Asking for Referrals

Attracting clients through referrals is the most powerful way to build your business. When you are first starting in  business, you have to prospect in other ways to get the ball rolling. And some businesses lend themselves more naturally to referral marketing than others. But most salespeople can apply the following seven step method to generating additional contacts for their business.

Plant Seeds

As you begin to work with a new client, even prior to the client committing to your proposal, communicate that eventually you will be asking for referrals. When you are ready to ask, it will be easier to do so, and it is easier for them  to hear your request. Let them know that referrals are a natural outcome of your sales process.

Take Enough Time

Make sure you have enough time to effectively ask for referrals. While it typically happens at the end of a sales meeting, you don’t want to be rushed. If there isn’t enough time, save it for your next meeting. Always use an agenda to cover  your key ideas. The last item on your agenda should be “value discussion”, indicating to you it is time to ask for referrals.

Value Discussion

The best way to ask for referrals is to begin by exploring the kind of value you have produced for your client. Even if the client hasn’t yet signed up for your proposal, by defining their needs and making careful recommendations you have already created a tremendous amount of value for the client. “In what ways have I contributed to your business?” Make it a discussion by asking them value questions and contributing to the conversation. In fact, you should make this a habit at the end of every one of your client meetings.

Transition Question

When you shift gears to referrals, establish the importance of this conversation by using a transition question; “I have  something important I want to ask you”. Ask if you can discuss ways to bring that value to others. “Would it be okay if  we take a moment and brainstorm different people that you know who I can provide similar value for?” We don’t want  to ask for referrals and shut up. As in the value discussion, participate in the referral generation to help the client come up with ideas.

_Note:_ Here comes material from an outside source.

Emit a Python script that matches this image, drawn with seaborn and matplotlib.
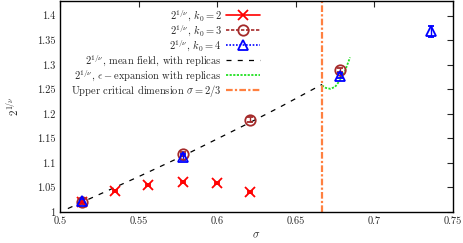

Suggest Names and Categories

If you have an actual name, then suggest it. Otherwise, prepare in advance a number of categories that apply to your client and their industry. What about people from your past job? Is there somebody else in a different division that I  should speak with? What about your customers? Distributors? Vendors? Competitors? Who have you discussed this project with?

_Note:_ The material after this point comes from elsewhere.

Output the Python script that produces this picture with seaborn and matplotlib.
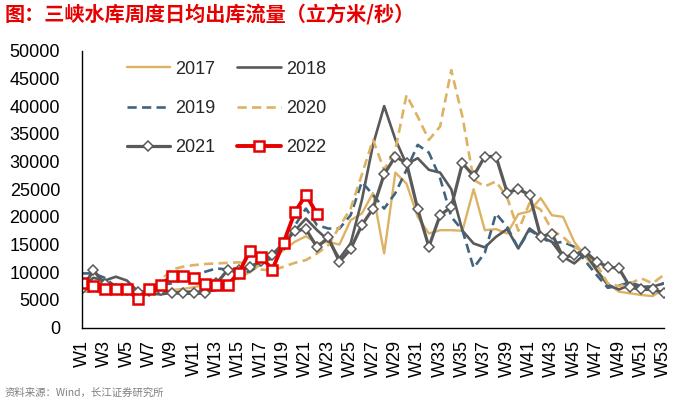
import numpy as np
import pandas as pd
import matplotlib
matplotlib.use("Agg")
import matplotlib.pyplot as plt
import seaborn as sns

# ---- data (m3/s) ----
weeks = [f"W{i}" for i in range(1, 54)]

y2017 = [6500, 7500, 8500, 6500, 6200, 6000, 6200, 6500, 6800, 7000,
         7300, 7800, 8000, 8200, 9000, 10000, 11500, 12500, 14000, 15500,
         16500, 15200, 15500, 15000, 19400, 20600, 24300, 13400, 28000, 26000,
         20000, 17000, 17600, 17600, 17500, 25000, 17600, 17800, 17000, 20500,
         21000, 23400, 20300, 20000, 15500, 12800, 10400, 8000, 6500, 6200,
         5900, 5700, 6900]
y2018 = [7500, 9000, 8500, 9200, 8500, 6500, 6200, 6000, 6300, 6500,
         6500, 6500, 6800, 7500, 10000, 11000, 12000, 12500, 15000, 17500,
         19700, 17600, 15800, 12500, 15200, 23000, 33000, 40000, 34000, 29500,
         30600, 28500, 28000, 25000, 17500, 15200, 14500, 16400, 17800, 14300,
         17900, 16400, 15500, 12800, 11600, 13400, 10400, 7700, 6900, 7700,
         7400, 7400, 8000]
y2019 = [9800, 9800, 9000, 7400, 6500, 6200, 7000, 7700, 8000, 8800,
         9500, 10100, 10700, 10500, 9800, 10200, 11500, 12700, 14000, 18400,
         21500, 18500, 17900, 17900, 20300, 26300, 24000, 21500, 24300, 28500,
         33000, 31600, 27000, 20000, 17600, 10800, 13500, 20600, 18200, 14300,
         17600, 16400, 15200, 15500, 14600, 12000, 9500, 7200, 7600, 8200,
         7500, 7300, 8000]
y2020 = [6500, 6500, 6400, 6300, 6300, 6300, 6800, 8500, 10500, 11000,
         11300, 11500, 11600, 11700, 11800, 11500, 10500, 10300, 11000, 11700,
         12200, 13400, 14900, 18200, 21500, 27600, 33900, 28500, 32100, 42000,
         38100, 33900, 36300, 46500, 38100, 26700, 25500, 26400, 23500, 17500,
         22500, 21300, 17600, 16400, 14500, 13700, 11400, 8000, 7500, 8000,
         8900, 8000, 9500]
y2021 = [7000, 10400, 7800, 7000, 6800, 6400, 6600, 6800, 6300, 6200,
         6200, 6200, 8000, 10400, 10500, 10900, 12000, 13200, 15200, 17500,
         17800, 14500, 16300, 11900, 14200, 18500, 21500, 27700, 30900, 29700,
         21400, 14600, 20300, 21800, 29700, 27400, 30900, 30900, 24400, 25000,
         24000, 16400, 17000, 12700, 13100, 13700, 11900, 11000, 10700, 7300,
         6900, 6900, 6300]
y2022 = [8100, 7600, 7000, 6900, 6900, 5100, 6900, 7700, 9300, 9300,
         9000, 7900, 7700, 7700, 9900, 13900, 12800, 10500, 15300, 20800,
         24000, 20500]

GOLD = "#DDB264"
GRAY = "#595959"
BLUE = "#41647E"
RED = "#E60000"

sns.set_style("white")
plt.rcParams["font.family"] = ["Liberation Sans", "Noto Sans CJK SC", "DejaVu Sans"]

fig = plt.figure(figsize=(6.85, 4.05), dpi=100)
ax = fig.add_axes([0.1201, 0.1909, 0.8488, 0.6839])

idx = np.arange(len(weeks))


def draw(vals, label, **kw):
    sns.lineplot(x=idx[:len(vals)], y=vals, ax=ax, label=label, **kw)


draw(y2017, "2017", color=GOLD, lw=1.7)
draw(y2018, "2018", color=GRAY, lw=1.9)
draw(y2019, "2019", color=BLUE, lw=1.9, linestyle=(0, (3.5, 2)))
draw(y2020, "2020", color=GOLD, lw=1.9, linestyle=(0, (3.5, 2)))
draw(y2021, "2021", color=GRAY, lw=2.3, marker="D", markersize=5,
     markerfacecolor="white", markeredgecolor=GRAY, markeredgewidth=1.1)
draw(y2022, "2022", color=RED, lw=2.8, marker="s", markersize=7,
     markerfacecolor="white", markeredgecolor=RED, markeredgewidth=1.8)

ax.set_xlim(0, len(weeks) - 1)
ax.set_ylim(0, 50000)
ax.set_yticks(np.arange(0, 50001, 5000))
ax.set_xticks(idx)
ax.set_xticklabels([w if i % 2 == 0 else "" for i, w in enumerate(weeks)], rotation=90)
ax.tick_params(axis="y", direction="in", length=4, width=1, pad=16, labelsize=13, colors="black")
ax.tick_params(axis="x", direction="in", length=4, width=1, pad=9, labelsize=13, colors="black")
ax.set_xlabel("")
ax.set_ylabel("")
for s in ["top", "right"]:
    ax.spines[s].set_visible(False)
for s in ["left", "bottom"]:
    ax.spines[s].set_color("black")
    ax.spines[s].set_linewidth(1)

# legend filled row by row: 2017 2018 / 2019 2020 / 2021 2022
handles, labels = ax.get_legend_handles_labels()
order = [0, 2, 4, 1, 3, 5]
ax.legend([handles[i] for i in order], [labels[i] for i in order],
          loc="upper left", bbox_to_anchor=(0.185, 0.85), bbox_transform=fig.transFigure,
          ncol=2, frameon=False, fontsize=13, handlelength=2.4, handletextpad=0.3,
          columnspacing=1.2, labelspacing=1.23, borderpad=0, borderaxespad=0)

fig.text(0.006, 0.988, "图：三峡水库周度日均出库流量（立方米/秒）", color=RED,
         fontsize=14.5, fontweight="heavy", va="top", ha="left",
         family=["Noto Sans CJK SC", "DejaVu Sans"])
fig.text(0.006, 0.03, "资料来源：Wind，长江证券研究所", color="#7F7F7F",
         fontsize=7.5, va="center", ha="left", family=["Noto Sans CJK SC", "DejaVu Sans"])

fig.savefig("out.png", dpi=100)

Share Your Low Pressure Style

The number one reason that clients are reluctant to share referrals is they are afraid that you are going to pounce on  their friends and family and never let go until they return your call. Tell them your style is always low pressure and  that you will back off right away if there is no interest. This shows your client that your approach will be soft and professional.

Ask Them To Introduce You

If your client introduces you to your new prospect, it is much easier to get your calls returned. Many prospects will  take the call just out of respect for your client. There are a number of ways to have the client introduce you. Have them write a personal note, call the prospect, or send an email and copy you in. The best way is to have the client set up a  meeting for all three of you. You can meet over breakfast or lunch or attend an association dinner meeting together.

Once the client introduces you to your referrals, it is important that you follow up right away. Send out your own email or a package of information as soon as possible to indicate your professionalism and level of service. Follow up with a phone call and suggest a meeting. Keep your initial client in the loop on how progress is going. And thank them for the referral; they are then likely to send you more referrals.